The conduct of Mr Giza’s application for leave to appeal in this Court to date has been needlessly protracted by Mr Giza’s failure to attempt to confine the proceeding within reasonable bounds and by Mr Giza’s failure to accept the correctness of any order with which he disagrees. For example, Mr Giza’s attempt to review the orders made by the Registrar was, as Kyrou JA observed in dismissing that application, ‘devoid of any substance’.[12]
[12]Giza v Waybecca Pty Ltd [2016] VSCA 155 [12].
In all the circumstances, we are persuaded that Mr Giza should be required to give security for Waybecca’s costs of the application for leave to appeal, and the appeal if leave is granted.

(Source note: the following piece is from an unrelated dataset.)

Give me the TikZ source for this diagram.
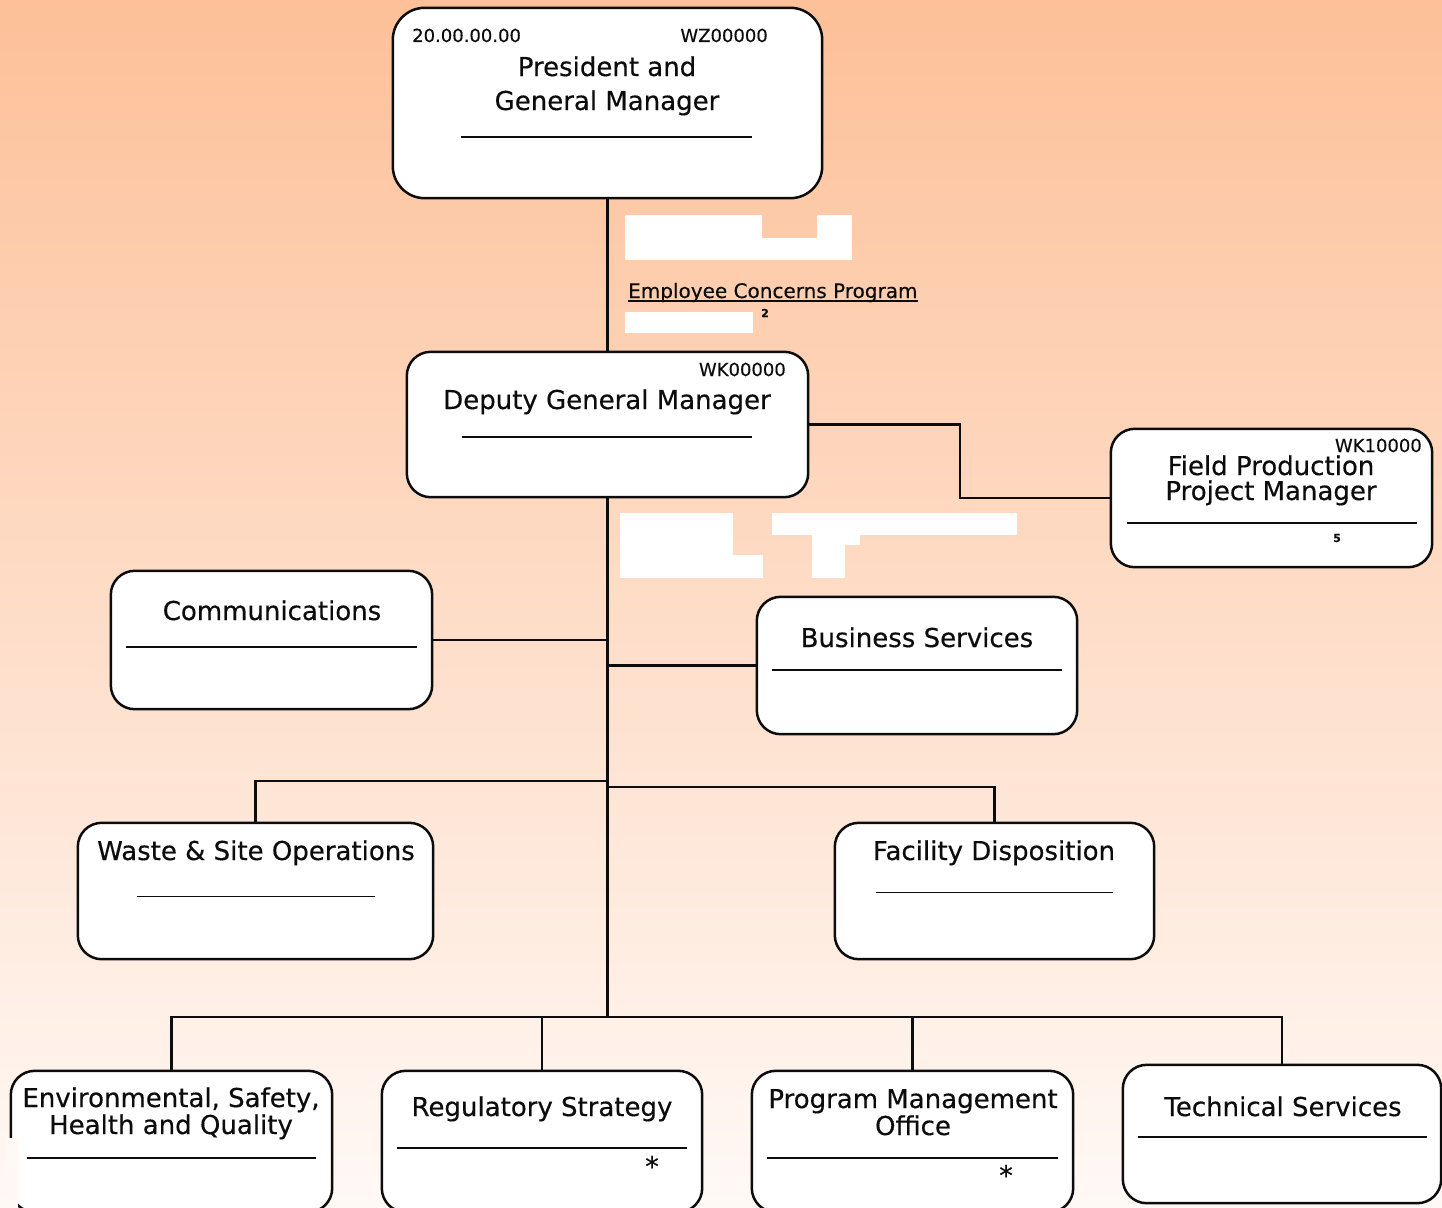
\documentclass[tikz,border=0pt]{standalone}
\usepackage{fontspec}
\setmainfont{DejaVu Sans}[FakeBold=0.4]
\definecolor{bgtop}{RGB}{253,192,152}
\definecolor{bgmid}{RGB}{254,218,196}
\definecolor{bgbot}{RGB}{255,249,246}
\definecolor{ink}{RGB}{12,12,12}
\begin{document}
\begin{tikzpicture}[x=1pt,y=-1pt,
  box/.style={draw=ink, line width=2.5pt, fill=white, rounded corners=24pt, inner sep=0pt},
  conn/.style={draw=ink, line width=2.5pt},
  sepline/.style={draw=ink, line width=1.3pt},
  ttl/.style={font=\fontsize{26}{31}\selectfont, text=ink, inner sep=0pt, anchor=base, align=center},
  codetxt/.style={font=\fontsize{18}{20}\selectfont, text=ink, inner sep=0pt},
  smallnum/.style={font=\bfseries\fontsize{11}{12}\selectfont, text=ink, inner sep=0pt},
  star/.style={font=\fontsize{27}{28}\selectfont, text=ink, inner sep=0pt},
  patch/.style={fill=white, draw=none}]
\useasboundingbox (0,0) rectangle (1442,1207);
\shade[top color=bgtop, middle color=bgmid, bottom color=bgbot] (0,0) rectangle (1442,1207);
\begin{scope}
\clip (0,0) rectangle (1442,1207);
% junction coordinates
\coordinate (busc) at (607.5,1017);
\coordinate (j1) at (607.5,781);
\coordinate (j2) at (607.5,787);
% box positions
\path
  (607.5,103)  coordinate (presc) node[minimum width=429pt, minimum height=190pt, inner sep=0pt] (pres) {}
  (607.5,424.5) node[minimum width=401pt, minimum height=145pt, inner sep=0pt] (dep) {}
  (1271.5,498) node[minimum width=321pt, minimum height=138pt, inner sep=0pt] (fpm) {}
  (271.5,640)  node[minimum width=321pt, minimum height=138pt, inner sep=0pt] (comm) {}
  (917,665.5)  node[minimum width=320pt, minimum height=137pt, inner sep=0pt] (bus) {}
  (255.5,891)  node[minimum width=355pt, minimum height=136pt, inner sep=0pt] (waste) {}
  (994.5,891)  node[minimum width=319pt, minimum height=136pt, inner sep=0pt] (fac) {}
  (171.5,1141.5) node[minimum width=321pt, minimum height=141pt, inner sep=0pt] (eshq) {}
  (542,1141.5) node[minimum width=320pt, minimum height=141pt, inner sep=0pt] (reg) {}
  (912.5,1141.5) node[minimum width=321pt, minimum height=141pt, inner sep=0pt] (pmo) {}
  (1282,1134)  node[minimum width=318pt, minimum height=138pt, inner sep=0pt] (tech) {};
% connectors
\draw[conn] (pres.south) -- (dep.north);
\draw[conn] (dep.east) -- ++(152,0) |- (fpm.west);
\draw[conn] (dep.south) -- (busc);
\draw[conn] (comm.east) -- (comm.east -| dep.south);
\draw[conn] (bus.west) -- (bus.west -| dep.south);
\draw[conn] (j1) -| (waste.north);
\draw[conn] (j2) -| (fac.north);
\draw[conn] (eshq.north) |- (busc) -| (tech.north);
\draw[conn] (reg.north) -- (reg.north |- busc);
\draw[conn] (pmo.north) -- (pmo.north |- busc);
% box outlines
\foreach \n in {dep,fpm,comm,bus,waste,fac,eshq,reg,pmo,tech}{
  \path[box] (\n.north west) rectangle (\n.south east);
}
\path[box, rounded corners=32pt] (pres.north west) rectangle (pres.south east);
% left border artifact of ESHQ box
\fill[bgbot] (7,1138) rectangle (18,1207);
% separator lines
\draw[sepline] (461,137) -- (752,137);
\draw[sepline] (462,437) -- (752,437);
\draw[sepline] (1127,523) -- (1417,523);
\draw[sepline] (126,647) -- (417,647);
\draw[sepline] (772,670) -- (1062,670);
\draw[sepline, line width=1pt] (137,896) -- (375,896);
\draw[sepline, line width=1pt] (876,892) -- (1113,892);
\draw[sepline] (27,1158) -- (316,1158);
\draw[sepline] (397,1148) -- (687,1148);
\draw[sepline] (767,1158) -- (1058,1158);
\draw[sepline] (1138,1137) -- (1427,1137);
% white patches
\fill[patch] (625,215) rectangle (762,260);
\fill[patch] (762,238) rectangle (852,260);
\fill[patch] (817,215) rectangle (852,238);
\fill[patch] (625,312) rectangle (753,333);
\fill[patch] (620,513) rectangle (733,578);
\fill[patch] (733,555) rectangle (763,578);
\fill[patch] (772,513) rectangle (1017,535);
\fill[patch] (812,513) rectangle (845,578);
\fill[patch] (845,535) rectangle (860,545);
% texts
\node[codetxt, anchor=base west] (pcode) at (412,42) {20.00.00.00};
\node[codetxt, anchor=base east] (pwz) at (768,42) {WZ00000};
\node[ttl, font=\fontsize{26}{34}\selectfont] (ptitle) at (607,110) {President and\\General Manager};
\node[codetxt, anchor=base east] (dcode) at (786,376) {WK00000};
\node[ttl] (dtitle) at (607,409) {Deputy General Manager};
\node[codetxt, anchor=base east] (fcode) at (1422,452) {WK10000};
\node[ttl, font=\fontsize{26}{25}\selectfont] (ftitle) at (1271,500) {Field Production\\Project Manager};
\node[smallnum] (fnum) at (1337,538) {5};
\node[font=\fontsize{20}{22}\selectfont, text=ink, inner sep=0pt, anchor=base west] (ecp) at (628,298) {Employee Concerns Program};
\draw[ink, line width=1.5pt] ([yshift=-3pt]ecp.base west) -- ([yshift=-3pt]ecp.base east);
\node[smallnum] (ecpnum) at (765,313) {2};
\node[ttl] (ctitle) at (272,620) {Communications};
\node[ttl] (btitle) at (917,647) {Business Services};
\node[ttl] (wtitle) at (256,860) {Waste \& Site Operations};
\node[ttl] (fdtitle) at (994,860) {Facility Disposition};
\node[ttl, font=\fontsize{26}{27}\selectfont] (etitle) at (171,1134) {Environmental, Safety,\\Health and Quality};
\node[ttl] (rtitle) at (542,1116) {Regulatory Strategy};
\node[star] (rstar) at (652,1166) {*};
\node[ttl, font=\fontsize{26}{27}\selectfont] (mtitle) at (913,1135) {Program Management\\Office};
\node[star] (mstar) at (1006,1175) {*};
\node[ttl] (ttitle) at (1283,1116) {Technical Services};
\end{scope}
\end{tikzpicture}
\end{document}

If the application for leave to appeal was being conducted in a more confined manner by Mr Giza than it is currently being conducted, we would have thought that Waybecca’s reasonable costs of defending the application for leave to appeal (and, if leave is granted the appeal, which will be heard at the same time as the application for leave) would be more of the order of $15,000 than the sum sought by Waybecca. However, we accept that Waybecca’s costs are likely to be significantly inflated by the continued taking of obscure and opaque points by Mr Giza and the continued cavilling by him with procedural orders. Taking those matters into account, we have come to the conclusion that Mr Giza should be required to provide security for Waybecca’s costs of the application for leave to appeal and, if leave is granted, the appeal, in the sum of $25,000.
Orders
There will be orders as follows:
1.By 4.00pm 8 September 2016, the applicant provide security for the respondent’s costs of the application for leave to appeal and, if leave is granted, the appeal in the sum of $25,000 by payment into court to the Senior Master of this sum or in any other form satisfactory to the Senior Master.
2.If the applicant fails to comply with the order in paragraph 1 hereof, the application for leave to appeal will stand dismissed with costs including reserved costs.
3.The applicant pay the respondent’s costs of and incidental to this application, including the costs reserved on 21 July 2016.